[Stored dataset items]

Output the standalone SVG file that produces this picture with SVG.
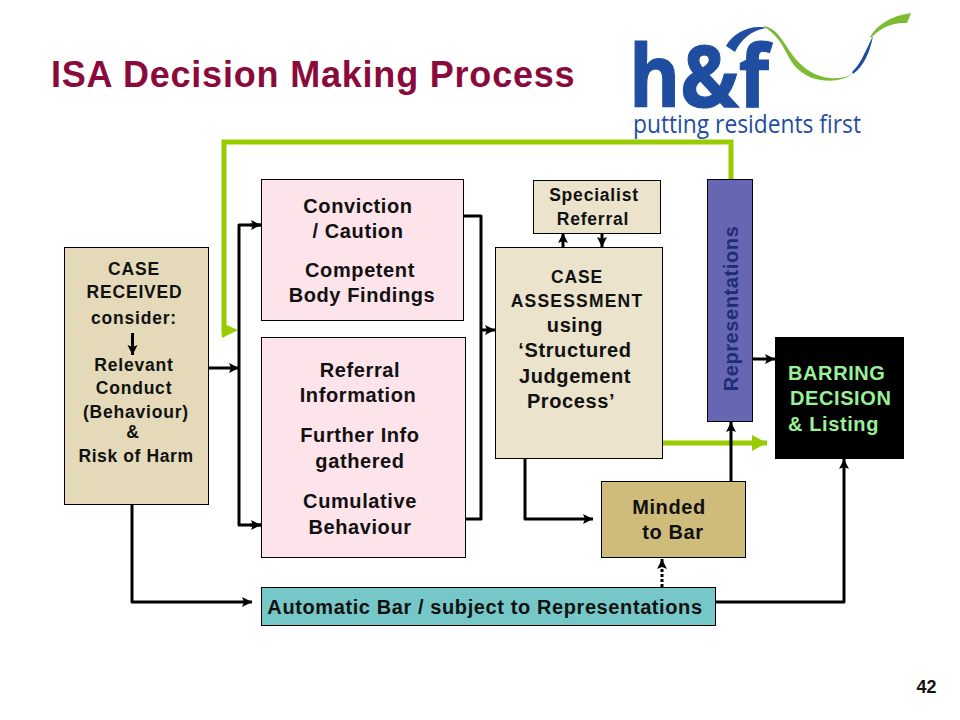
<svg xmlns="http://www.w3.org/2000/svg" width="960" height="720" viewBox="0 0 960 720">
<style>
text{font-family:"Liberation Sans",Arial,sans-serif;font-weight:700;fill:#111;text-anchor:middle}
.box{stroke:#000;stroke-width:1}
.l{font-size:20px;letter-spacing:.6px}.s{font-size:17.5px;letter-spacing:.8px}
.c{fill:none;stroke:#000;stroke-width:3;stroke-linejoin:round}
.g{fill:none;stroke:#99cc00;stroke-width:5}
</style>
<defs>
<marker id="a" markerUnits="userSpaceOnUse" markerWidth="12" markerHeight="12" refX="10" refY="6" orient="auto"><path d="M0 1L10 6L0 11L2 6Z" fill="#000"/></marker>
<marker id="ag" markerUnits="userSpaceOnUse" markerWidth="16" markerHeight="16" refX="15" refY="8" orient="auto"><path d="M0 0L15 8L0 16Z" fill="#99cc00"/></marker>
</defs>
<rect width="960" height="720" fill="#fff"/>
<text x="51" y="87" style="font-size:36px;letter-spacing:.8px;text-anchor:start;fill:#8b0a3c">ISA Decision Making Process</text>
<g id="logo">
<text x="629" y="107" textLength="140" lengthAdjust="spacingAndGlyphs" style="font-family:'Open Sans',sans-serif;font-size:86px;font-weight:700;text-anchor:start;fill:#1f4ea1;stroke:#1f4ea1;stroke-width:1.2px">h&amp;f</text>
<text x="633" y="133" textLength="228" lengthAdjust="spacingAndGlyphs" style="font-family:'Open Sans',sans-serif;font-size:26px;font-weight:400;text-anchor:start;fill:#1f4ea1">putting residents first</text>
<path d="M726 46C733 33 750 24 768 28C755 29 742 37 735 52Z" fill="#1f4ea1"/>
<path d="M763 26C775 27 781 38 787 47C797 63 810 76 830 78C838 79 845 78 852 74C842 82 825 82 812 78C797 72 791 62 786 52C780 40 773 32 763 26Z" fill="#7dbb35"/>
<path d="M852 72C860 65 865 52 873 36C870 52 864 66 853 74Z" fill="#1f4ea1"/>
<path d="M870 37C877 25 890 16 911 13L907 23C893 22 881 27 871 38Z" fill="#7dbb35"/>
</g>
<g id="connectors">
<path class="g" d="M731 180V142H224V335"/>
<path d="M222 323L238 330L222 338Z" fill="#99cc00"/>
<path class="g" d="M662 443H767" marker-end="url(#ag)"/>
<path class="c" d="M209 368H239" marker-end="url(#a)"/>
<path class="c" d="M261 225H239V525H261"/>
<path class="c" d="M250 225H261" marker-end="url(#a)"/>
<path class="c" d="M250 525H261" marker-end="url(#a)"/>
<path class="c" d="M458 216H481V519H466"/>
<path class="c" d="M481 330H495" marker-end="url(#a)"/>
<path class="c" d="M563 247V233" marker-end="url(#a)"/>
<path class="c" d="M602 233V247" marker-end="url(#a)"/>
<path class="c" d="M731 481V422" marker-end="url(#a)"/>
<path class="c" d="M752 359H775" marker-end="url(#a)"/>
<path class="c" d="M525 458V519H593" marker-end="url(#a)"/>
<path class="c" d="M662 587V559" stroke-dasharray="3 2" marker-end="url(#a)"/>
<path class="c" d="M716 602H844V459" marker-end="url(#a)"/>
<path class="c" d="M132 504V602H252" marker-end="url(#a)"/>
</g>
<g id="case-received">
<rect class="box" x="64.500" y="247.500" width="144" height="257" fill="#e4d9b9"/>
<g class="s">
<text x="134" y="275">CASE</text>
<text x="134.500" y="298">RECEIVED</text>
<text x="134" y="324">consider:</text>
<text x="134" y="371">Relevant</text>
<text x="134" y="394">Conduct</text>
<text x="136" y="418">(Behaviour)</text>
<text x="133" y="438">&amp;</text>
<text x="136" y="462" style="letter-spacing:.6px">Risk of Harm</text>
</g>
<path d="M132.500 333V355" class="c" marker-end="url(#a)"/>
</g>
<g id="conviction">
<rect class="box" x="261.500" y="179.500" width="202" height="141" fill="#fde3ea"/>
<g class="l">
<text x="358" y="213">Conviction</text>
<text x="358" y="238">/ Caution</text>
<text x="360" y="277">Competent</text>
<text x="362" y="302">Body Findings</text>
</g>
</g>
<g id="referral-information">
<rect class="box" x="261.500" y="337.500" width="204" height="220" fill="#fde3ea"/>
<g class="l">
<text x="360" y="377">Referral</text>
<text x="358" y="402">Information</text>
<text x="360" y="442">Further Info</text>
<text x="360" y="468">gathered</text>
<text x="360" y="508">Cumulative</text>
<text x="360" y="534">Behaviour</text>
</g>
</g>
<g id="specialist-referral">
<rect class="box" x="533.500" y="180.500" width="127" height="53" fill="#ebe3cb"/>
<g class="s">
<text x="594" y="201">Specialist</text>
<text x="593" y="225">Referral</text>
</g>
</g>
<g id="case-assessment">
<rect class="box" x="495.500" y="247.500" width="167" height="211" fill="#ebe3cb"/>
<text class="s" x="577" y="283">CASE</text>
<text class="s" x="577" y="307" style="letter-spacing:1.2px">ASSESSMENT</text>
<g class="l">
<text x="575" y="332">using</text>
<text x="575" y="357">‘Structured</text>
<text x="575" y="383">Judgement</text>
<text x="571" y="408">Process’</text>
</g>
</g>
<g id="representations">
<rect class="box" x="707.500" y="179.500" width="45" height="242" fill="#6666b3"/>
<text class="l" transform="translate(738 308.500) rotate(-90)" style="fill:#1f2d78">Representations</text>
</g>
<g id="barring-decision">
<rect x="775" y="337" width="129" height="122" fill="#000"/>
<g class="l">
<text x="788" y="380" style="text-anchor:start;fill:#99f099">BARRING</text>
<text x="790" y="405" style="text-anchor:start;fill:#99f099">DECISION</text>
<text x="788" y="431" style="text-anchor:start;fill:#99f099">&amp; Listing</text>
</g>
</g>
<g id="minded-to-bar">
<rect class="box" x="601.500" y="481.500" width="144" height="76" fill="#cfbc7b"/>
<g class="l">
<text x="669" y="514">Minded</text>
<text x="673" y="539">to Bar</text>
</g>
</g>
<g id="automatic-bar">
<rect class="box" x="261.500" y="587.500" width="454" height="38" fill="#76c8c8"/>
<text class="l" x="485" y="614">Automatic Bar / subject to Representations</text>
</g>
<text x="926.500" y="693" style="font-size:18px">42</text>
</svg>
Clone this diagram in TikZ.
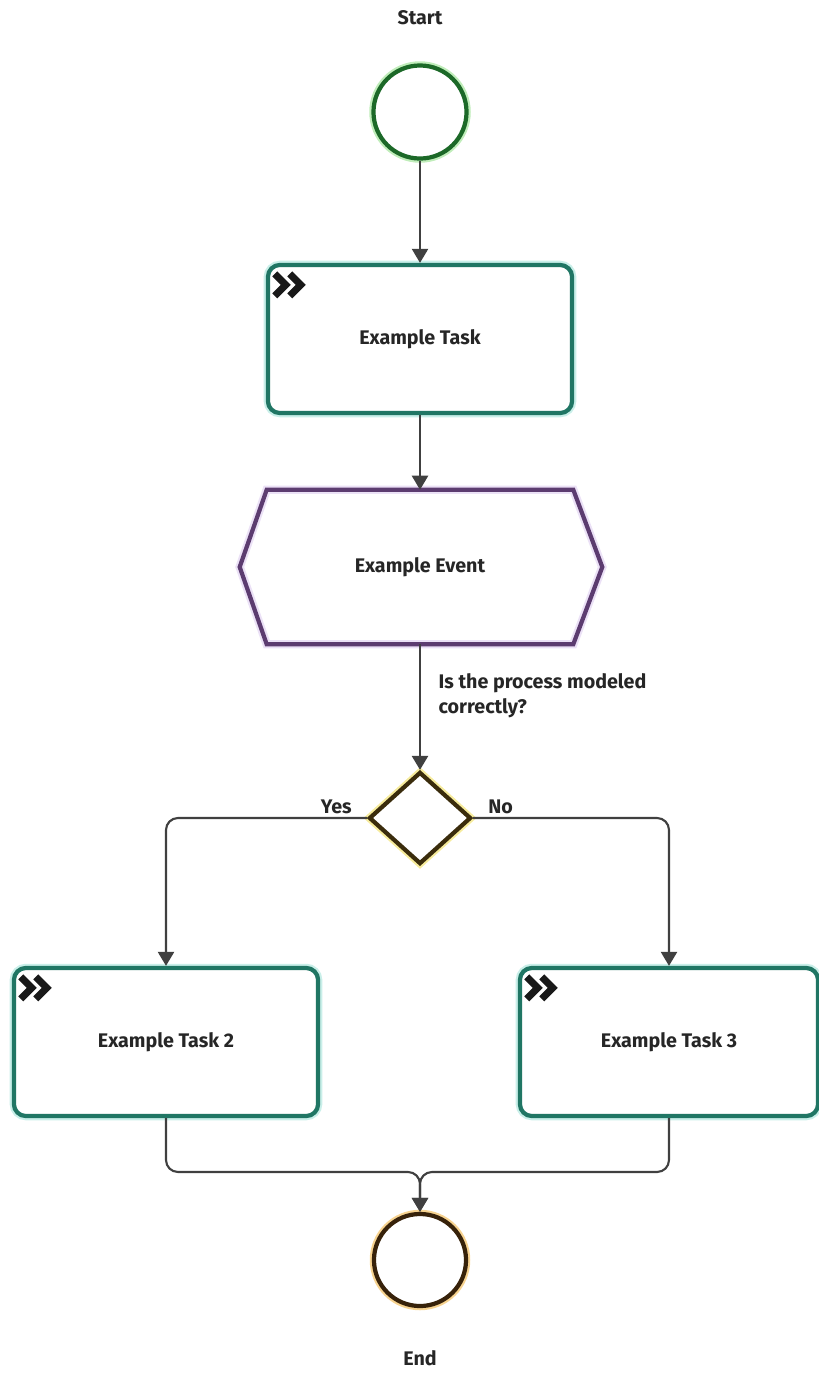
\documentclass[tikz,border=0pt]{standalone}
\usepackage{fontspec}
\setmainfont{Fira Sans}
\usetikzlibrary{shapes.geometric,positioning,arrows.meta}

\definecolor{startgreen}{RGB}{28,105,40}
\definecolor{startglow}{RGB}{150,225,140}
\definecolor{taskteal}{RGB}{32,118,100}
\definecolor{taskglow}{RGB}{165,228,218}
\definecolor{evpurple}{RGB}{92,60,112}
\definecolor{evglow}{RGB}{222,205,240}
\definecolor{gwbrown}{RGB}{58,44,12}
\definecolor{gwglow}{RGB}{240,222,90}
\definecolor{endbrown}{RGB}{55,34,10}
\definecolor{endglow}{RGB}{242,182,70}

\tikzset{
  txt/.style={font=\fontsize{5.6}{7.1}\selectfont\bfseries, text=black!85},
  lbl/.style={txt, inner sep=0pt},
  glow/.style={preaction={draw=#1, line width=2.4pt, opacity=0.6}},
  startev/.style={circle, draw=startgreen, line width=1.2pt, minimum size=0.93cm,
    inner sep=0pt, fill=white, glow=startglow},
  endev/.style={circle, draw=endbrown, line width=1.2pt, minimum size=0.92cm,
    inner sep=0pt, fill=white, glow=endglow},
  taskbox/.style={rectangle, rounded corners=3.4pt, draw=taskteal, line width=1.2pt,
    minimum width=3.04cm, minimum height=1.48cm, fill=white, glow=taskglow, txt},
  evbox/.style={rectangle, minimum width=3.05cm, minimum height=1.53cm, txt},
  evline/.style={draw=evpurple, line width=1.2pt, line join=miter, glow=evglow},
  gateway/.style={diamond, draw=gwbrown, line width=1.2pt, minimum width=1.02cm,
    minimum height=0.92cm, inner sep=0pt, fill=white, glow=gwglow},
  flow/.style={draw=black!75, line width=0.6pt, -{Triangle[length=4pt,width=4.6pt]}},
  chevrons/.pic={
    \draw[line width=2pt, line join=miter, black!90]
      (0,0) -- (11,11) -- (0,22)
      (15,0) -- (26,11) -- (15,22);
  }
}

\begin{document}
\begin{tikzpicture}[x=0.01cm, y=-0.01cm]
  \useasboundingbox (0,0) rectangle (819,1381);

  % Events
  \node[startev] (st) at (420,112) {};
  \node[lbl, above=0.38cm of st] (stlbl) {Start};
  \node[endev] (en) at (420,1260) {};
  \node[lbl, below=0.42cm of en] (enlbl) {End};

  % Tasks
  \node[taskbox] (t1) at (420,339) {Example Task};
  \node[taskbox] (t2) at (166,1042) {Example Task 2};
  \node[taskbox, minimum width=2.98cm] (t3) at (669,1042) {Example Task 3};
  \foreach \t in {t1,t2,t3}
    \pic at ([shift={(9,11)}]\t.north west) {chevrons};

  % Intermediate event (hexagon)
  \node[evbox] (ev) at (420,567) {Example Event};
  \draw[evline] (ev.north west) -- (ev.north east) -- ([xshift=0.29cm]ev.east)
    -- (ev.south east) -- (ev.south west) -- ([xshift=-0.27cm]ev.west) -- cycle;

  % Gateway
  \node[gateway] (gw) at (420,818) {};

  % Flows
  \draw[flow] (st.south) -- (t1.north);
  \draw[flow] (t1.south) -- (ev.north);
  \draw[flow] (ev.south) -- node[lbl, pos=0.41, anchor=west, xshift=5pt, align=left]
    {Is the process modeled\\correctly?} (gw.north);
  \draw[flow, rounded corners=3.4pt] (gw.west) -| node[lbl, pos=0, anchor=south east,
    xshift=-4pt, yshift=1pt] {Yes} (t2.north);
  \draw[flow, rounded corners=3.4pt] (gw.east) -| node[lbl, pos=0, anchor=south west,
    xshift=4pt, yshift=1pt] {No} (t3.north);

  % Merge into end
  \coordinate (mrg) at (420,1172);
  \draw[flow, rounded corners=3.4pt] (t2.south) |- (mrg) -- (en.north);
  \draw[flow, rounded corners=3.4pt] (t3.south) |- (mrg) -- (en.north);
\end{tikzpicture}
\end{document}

#### THE PROBLEM
From the listing above, report the number of lines containing the string "standalone", without any accompanying remarks.

#### PROBLEM SOLUTION
2